[Begin Dataset excerpt]
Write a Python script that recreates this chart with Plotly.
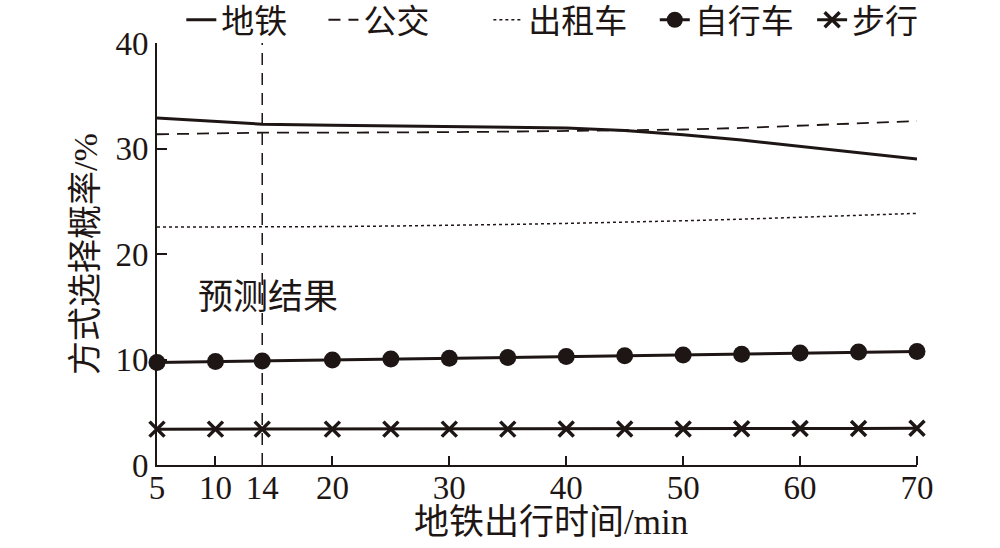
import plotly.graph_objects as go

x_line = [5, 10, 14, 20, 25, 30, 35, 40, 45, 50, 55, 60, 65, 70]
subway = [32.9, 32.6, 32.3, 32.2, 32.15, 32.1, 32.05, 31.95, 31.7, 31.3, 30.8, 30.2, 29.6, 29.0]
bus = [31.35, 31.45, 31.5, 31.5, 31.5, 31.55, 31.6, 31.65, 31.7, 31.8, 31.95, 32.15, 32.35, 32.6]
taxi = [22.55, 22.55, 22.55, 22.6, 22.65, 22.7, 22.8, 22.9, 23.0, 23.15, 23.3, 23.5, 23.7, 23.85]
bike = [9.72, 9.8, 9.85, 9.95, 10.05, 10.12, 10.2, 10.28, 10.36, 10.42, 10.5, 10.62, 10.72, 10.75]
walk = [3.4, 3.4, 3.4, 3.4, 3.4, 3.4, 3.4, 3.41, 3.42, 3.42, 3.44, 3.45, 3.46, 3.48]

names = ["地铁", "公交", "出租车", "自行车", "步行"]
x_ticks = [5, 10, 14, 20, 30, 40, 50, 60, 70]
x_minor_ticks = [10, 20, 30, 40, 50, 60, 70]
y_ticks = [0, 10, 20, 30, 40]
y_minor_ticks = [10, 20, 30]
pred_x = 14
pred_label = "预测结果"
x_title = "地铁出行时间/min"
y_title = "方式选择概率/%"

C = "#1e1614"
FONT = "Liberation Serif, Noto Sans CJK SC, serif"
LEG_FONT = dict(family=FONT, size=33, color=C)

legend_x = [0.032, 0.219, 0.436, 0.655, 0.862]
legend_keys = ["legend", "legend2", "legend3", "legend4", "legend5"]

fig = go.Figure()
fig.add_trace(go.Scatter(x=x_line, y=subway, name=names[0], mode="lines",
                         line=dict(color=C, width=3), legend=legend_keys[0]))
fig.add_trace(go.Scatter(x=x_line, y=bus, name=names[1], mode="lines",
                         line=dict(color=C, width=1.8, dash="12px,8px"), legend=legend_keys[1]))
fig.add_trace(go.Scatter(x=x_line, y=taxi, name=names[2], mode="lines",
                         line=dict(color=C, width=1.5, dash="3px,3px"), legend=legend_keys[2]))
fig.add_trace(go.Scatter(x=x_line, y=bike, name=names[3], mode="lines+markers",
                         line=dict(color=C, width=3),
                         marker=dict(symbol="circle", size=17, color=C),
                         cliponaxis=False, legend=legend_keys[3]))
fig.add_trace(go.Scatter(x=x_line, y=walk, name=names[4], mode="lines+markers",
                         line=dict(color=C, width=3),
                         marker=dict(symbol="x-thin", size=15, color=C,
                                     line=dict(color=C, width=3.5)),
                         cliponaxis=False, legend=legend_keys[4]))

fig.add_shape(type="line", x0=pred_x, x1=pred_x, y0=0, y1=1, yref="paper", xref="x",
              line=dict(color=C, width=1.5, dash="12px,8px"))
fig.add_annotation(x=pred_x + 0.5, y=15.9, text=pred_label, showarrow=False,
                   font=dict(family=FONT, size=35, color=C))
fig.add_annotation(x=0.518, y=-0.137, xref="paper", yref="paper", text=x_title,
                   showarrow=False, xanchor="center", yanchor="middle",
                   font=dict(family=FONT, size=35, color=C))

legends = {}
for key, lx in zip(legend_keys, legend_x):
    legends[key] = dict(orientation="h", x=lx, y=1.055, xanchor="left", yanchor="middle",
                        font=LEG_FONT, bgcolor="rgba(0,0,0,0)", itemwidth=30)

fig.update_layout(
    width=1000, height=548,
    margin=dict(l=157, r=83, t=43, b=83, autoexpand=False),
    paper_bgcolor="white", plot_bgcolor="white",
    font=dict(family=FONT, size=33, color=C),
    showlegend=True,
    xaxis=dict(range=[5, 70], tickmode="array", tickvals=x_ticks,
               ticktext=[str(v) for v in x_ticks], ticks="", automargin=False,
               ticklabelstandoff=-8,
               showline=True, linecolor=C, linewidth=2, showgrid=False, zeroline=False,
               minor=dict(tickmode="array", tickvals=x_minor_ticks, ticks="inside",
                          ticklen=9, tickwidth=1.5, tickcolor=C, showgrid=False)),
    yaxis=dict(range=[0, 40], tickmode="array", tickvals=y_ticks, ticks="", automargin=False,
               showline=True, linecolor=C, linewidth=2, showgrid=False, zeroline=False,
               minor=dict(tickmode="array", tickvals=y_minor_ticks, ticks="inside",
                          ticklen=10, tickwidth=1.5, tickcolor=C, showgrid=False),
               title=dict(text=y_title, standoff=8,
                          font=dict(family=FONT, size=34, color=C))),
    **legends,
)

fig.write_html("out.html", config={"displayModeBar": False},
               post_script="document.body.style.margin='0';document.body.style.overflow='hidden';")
[End Dataset excerpt]
Write out the material above again, word for word, minus its pictures.

Write a Python script that recreates this chart with Plotly.
import plotly.graph_objects as go

x_line = [5, 10, 14, 20, 25, 30, 35, 40, 45, 50, 55, 60, 65, 70]
subway = [32.9, 32.6, 32.3, 32.2, 32.15, 32.1, 32.05, 31.95, 31.7, 31.3, 30.8, 30.2, 29.6, 29.0]
bus = [31.35, 31.45, 31.5, 31.5, 31.5, 31.55, 31.6, 31.65, 31.7, 31.8, 31.95, 32.15, 32.35, 32.6]
taxi = [22.55, 22.55, 22.55, 22.6, 22.65, 22.7, 22.8, 22.9, 23.0, 23.15, 23.3, 23.5, 23.7, 23.85]
bike = [9.72, 9.8, 9.85, 9.95, 10.05, 10.12, 10.2, 10.28, 10.36, 10.42, 10.5, 10.62, 10.72, 10.75]
walk = [3.4, 3.4, 3.4, 3.4, 3.4, 3.4, 3.4, 3.41, 3.42, 3.42, 3.44, 3.45, 3.46, 3.48]

names = ["地铁", "公交", "出租车", "自行车", "步行"]
x_ticks = [5, 10, 14, 20, 30, 40, 50, 60, 70]
x_minor_ticks = [10, 20, 30, 40, 50, 60, 70]
y_ticks = [0, 10, 20, 30, 40]
y_minor_ticks = [10, 20, 30]
pred_x = 14
pred_label = "预测结果"
x_title = "地铁出行时间/min"
y_title = "方式选择概率/%"

C = "#1e1614"
FONT = "Liberation Serif, Noto Sans CJK SC, serif"
LEG_FONT = dict(family=FONT, size=33, color=C)

legend_x = [0.032, 0.219, 0.436, 0.655, 0.862]
legend_keys = ["legend", "legend2", "legend3", "legend4", "legend5"]

fig = go.Figure()
fig.add_trace(go.Scatter(x=x_line, y=subway, name=names[0], mode="lines",
                         line=dict(color=C, width=3), legend=legend_keys[0]))
fig.add_trace(go.Scatter(x=x_line, y=bus, name=names[1], mode="lines",
                         line=dict(color=C, width=1.8, dash="12px,8px"), legend=legend_keys[1]))
fig.add_trace(go.Scatter(x=x_line, y=taxi, name=names[2], mode="lines",
                         line=dict(color=C, width=1.5, dash="3px,3px"), legend=legend_keys[2]))
fig.add_trace(go.Scatter(x=x_line, y=bike, name=names[3], mode="lines+markers",
                         line=dict(color=C, width=3),
                         marker=dict(symbol="circle", size=17, color=C),
                         cliponaxis=False, legend=legend_keys[3]))
fig.add_trace(go.Scatter(x=x_line, y=walk, name=names[4], mode="lines+markers",
                         line=dict(color=C, width=3),
                         marker=dict(symbol="x-thin", size=15, color=C,
                                     line=dict(color=C, width=3.5)),
                         cliponaxis=False, legend=legend_keys[4]))

fig.add_shape(type="line", x0=pred_x, x1=pred_x, y0=0, y1=1, yref="paper", xref="x",
              line=dict(color=C, width=1.5, dash="12px,8px"))
fig.add_annotation(x=pred_x + 0.5, y=15.9, text=pred_label, showarrow=False,
                   font=dict(family=FONT, size=35, color=C))
fig.add_annotation(x=0.518, y=-0.137, xref="paper", yref="paper", text=x_title,
                   showarrow=False, xanchor="center", yanchor="middle",
                   font=dict(family=FONT, size=35, color=C))

legends = {}
for key, lx in zip(legend_keys, legend_x):
    legends[key] = dict(orientation="h", x=lx, y=1.055, xanchor="left", yanchor="middle",
                        font=LEG_FONT, bgcolor="rgba(0,0,0,0)", itemwidth=30)

fig.update_layout(
    width=1000, height=548,
    margin=dict(l=157, r=83, t=43, b=83, autoexpand=False),
    paper_bgcolor="white", plot_bgcolor="white",
    font=dict(family=FONT, size=33, color=C),
    showlegend=True,
    xaxis=dict(range=[5, 70], tickmode="array", tickvals=x_ticks,
               ticktext=[str(v) for v in x_ticks], ticks="", automargin=False,
               ticklabelstandoff=-8,
               showline=True, linecolor=C, linewidth=2, showgrid=False, zeroline=False,
               minor=dict(tickmode="array", tickvals=x_minor_ticks, ticks="inside",
                          ticklen=9, tickwidth=1.5, tickcolor=C, showgrid=False)),
    yaxis=dict(range=[0, 40], tickmode="array", tickvals=y_ticks, ticks="", automargin=False,
               showline=True, linecolor=C, linewidth=2, showgrid=False, zeroline=False,
               minor=dict(tickmode="array", tickvals=y_minor_ticks, ticks="inside",
                          ticklen=10, tickwidth=1.5, tickcolor=C, showgrid=False),
               title=dict(text=y_title, standoff=8,
                          font=dict(family=FONT, size=34, color=C))),
    **legends,
)

fig.write_html("out.html", config={"displayModeBar": False},
               post_script="document.body.style.margin='0';document.body.style.overflow='hidden';")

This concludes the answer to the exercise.